Both the line containing "Output the Python" and the line containing "ax.patch.set_alpha(0)" belong in the copy, as do all lines between them, copied exactly; pictures do not.
## START Rows
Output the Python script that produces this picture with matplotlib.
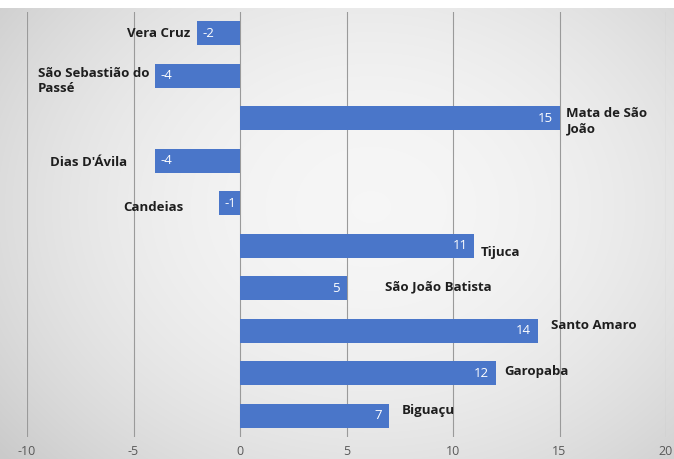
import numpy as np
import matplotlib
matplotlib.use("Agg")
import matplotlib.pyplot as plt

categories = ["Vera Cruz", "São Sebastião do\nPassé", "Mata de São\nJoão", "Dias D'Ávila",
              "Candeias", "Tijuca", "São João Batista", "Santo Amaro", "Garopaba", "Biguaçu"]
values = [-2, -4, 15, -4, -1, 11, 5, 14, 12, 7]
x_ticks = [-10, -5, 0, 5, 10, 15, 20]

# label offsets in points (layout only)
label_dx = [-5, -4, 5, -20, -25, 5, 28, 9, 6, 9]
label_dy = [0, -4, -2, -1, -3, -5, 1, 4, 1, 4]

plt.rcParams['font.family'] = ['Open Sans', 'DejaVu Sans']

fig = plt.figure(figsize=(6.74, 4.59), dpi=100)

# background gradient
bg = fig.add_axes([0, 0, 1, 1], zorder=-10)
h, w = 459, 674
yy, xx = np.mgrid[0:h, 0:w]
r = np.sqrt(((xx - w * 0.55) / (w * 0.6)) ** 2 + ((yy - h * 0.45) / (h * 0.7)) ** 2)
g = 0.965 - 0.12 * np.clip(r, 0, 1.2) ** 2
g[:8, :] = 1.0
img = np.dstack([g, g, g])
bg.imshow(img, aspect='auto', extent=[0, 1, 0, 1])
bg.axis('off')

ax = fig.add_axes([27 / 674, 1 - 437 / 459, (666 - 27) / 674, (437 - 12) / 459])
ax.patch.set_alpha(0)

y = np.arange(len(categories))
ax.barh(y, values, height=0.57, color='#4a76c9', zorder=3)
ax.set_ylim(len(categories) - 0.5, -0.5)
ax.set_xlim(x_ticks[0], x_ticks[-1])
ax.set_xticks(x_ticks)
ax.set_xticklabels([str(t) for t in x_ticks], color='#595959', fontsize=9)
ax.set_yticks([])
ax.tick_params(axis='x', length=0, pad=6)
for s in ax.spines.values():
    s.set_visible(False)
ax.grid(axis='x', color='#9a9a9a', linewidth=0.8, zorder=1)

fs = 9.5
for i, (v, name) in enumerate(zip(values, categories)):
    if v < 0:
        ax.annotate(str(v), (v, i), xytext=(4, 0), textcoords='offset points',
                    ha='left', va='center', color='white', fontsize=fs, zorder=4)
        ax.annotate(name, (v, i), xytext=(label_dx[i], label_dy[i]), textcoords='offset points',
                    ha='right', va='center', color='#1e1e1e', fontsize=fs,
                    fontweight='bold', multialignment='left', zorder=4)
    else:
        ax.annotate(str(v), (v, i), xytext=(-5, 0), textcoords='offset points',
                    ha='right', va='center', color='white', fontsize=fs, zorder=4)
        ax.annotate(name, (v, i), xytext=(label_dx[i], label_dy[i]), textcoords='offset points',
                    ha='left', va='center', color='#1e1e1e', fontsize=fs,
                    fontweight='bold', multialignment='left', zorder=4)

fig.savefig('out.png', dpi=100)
## END Rows
## START Rows
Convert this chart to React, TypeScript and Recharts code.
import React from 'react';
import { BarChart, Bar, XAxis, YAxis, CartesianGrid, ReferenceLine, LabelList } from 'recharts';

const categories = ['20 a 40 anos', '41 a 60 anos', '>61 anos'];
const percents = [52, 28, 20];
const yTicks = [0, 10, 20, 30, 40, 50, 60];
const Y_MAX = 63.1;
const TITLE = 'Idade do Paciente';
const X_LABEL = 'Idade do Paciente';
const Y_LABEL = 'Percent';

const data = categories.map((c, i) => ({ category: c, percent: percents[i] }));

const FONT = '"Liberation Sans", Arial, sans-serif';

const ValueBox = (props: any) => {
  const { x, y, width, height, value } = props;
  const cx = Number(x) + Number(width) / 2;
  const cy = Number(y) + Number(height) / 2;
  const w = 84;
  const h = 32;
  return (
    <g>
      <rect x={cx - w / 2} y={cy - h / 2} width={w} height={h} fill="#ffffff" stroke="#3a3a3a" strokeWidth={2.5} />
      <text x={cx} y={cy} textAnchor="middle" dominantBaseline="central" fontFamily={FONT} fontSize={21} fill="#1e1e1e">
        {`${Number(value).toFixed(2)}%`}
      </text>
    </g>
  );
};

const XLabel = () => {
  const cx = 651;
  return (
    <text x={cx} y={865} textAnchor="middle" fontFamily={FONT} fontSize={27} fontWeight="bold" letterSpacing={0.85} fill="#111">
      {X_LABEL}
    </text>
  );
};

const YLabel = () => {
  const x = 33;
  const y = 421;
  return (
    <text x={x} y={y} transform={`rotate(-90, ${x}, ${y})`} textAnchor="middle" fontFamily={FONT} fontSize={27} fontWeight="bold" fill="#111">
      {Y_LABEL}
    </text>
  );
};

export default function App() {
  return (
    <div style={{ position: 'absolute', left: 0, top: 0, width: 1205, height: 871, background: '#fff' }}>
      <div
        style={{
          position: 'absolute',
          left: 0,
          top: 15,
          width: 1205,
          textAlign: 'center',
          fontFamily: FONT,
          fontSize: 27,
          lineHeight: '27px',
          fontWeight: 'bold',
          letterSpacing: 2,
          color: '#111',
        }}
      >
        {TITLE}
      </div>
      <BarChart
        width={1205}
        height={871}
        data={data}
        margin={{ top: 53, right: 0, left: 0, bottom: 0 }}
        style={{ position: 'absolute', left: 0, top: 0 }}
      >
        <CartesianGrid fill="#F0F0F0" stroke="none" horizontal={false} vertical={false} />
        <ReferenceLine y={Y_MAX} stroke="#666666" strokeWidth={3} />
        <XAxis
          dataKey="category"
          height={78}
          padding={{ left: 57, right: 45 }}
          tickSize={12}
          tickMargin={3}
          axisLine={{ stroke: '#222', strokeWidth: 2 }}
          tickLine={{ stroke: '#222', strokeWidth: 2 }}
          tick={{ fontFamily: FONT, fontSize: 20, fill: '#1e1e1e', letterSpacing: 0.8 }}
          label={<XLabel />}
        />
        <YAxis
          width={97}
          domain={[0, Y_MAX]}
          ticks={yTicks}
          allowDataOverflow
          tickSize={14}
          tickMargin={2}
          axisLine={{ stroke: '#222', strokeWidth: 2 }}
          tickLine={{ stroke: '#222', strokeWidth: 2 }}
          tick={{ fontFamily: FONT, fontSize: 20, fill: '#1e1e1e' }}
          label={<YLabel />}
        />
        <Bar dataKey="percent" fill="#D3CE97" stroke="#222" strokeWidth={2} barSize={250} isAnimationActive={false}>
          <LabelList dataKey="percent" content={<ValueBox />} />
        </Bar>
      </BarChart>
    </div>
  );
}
## END Rows
## START Rows
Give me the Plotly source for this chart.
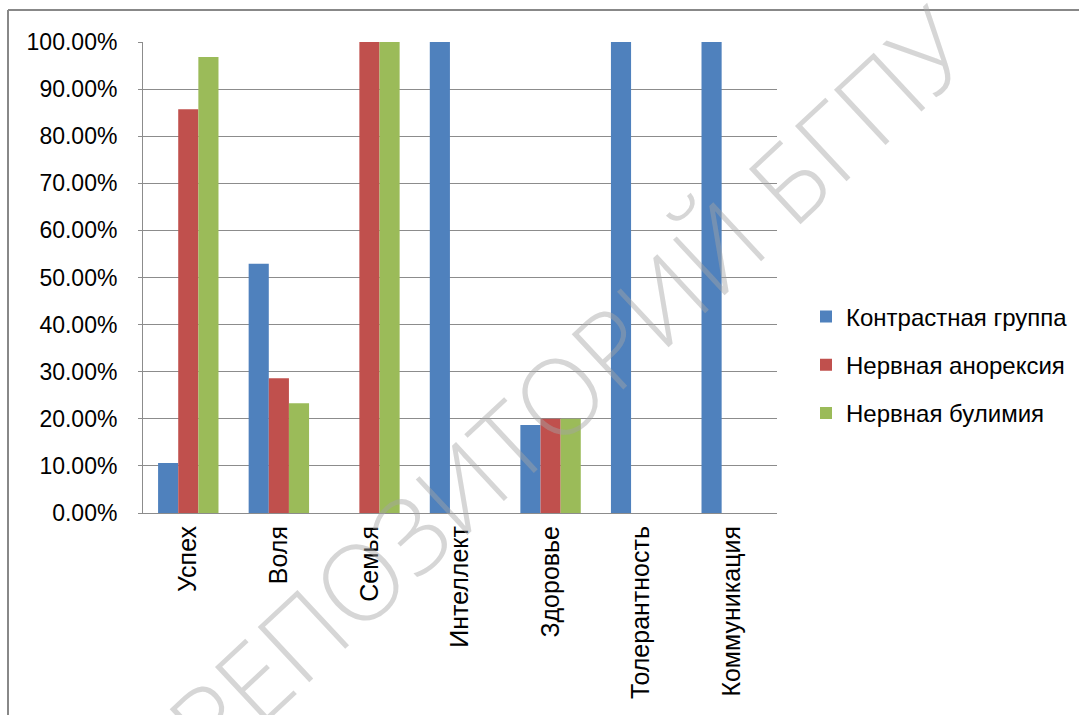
## END Rows
## Task output:
Output the Python script that produces this picture with matplotlib.
import numpy as np
import matplotlib
matplotlib.use("Agg")
import matplotlib.pyplot as plt

categories = ["Vera Cruz", "São Sebastião do\nPassé", "Mata de São\nJoão", "Dias D'Ávila",
              "Candeias", "Tijuca", "São João Batista", "Santo Amaro", "Garopaba", "Biguaçu"]
values = [-2, -4, 15, -4, -1, 11, 5, 14, 12, 7]
x_ticks = [-10, -5, 0, 5, 10, 15, 20]

# label offsets in points (layout only)
label_dx = [-5, -4, 5, -20, -25, 5, 28, 9, 6, 9]
label_dy = [0, -4, -2, -1, -3, -5, 1, 4, 1, 4]

plt.rcParams['font.family'] = ['Open Sans', 'DejaVu Sans']

fig = plt.figure(figsize=(6.74, 4.59), dpi=100)

# background gradient
bg = fig.add_axes([0, 0, 1, 1], zorder=-10)
h, w = 459, 674
yy, xx = np.mgrid[0:h, 0:w]
r = np.sqrt(((xx - w * 0.55) / (w * 0.6)) ** 2 + ((yy - h * 0.45) / (h * 0.7)) ** 2)
g = 0.965 - 0.12 * np.clip(r, 0, 1.2) ** 2
g[:8, :] = 1.0
img = np.dstack([g, g, g])
bg.imshow(img, aspect='auto', extent=[0, 1, 0, 1])
bg.axis('off')

ax = fig.add_axes([27 / 674, 1 - 437 / 459, (666 - 27) / 674, (437 - 12) / 459])
ax.patch.set_alpha(0)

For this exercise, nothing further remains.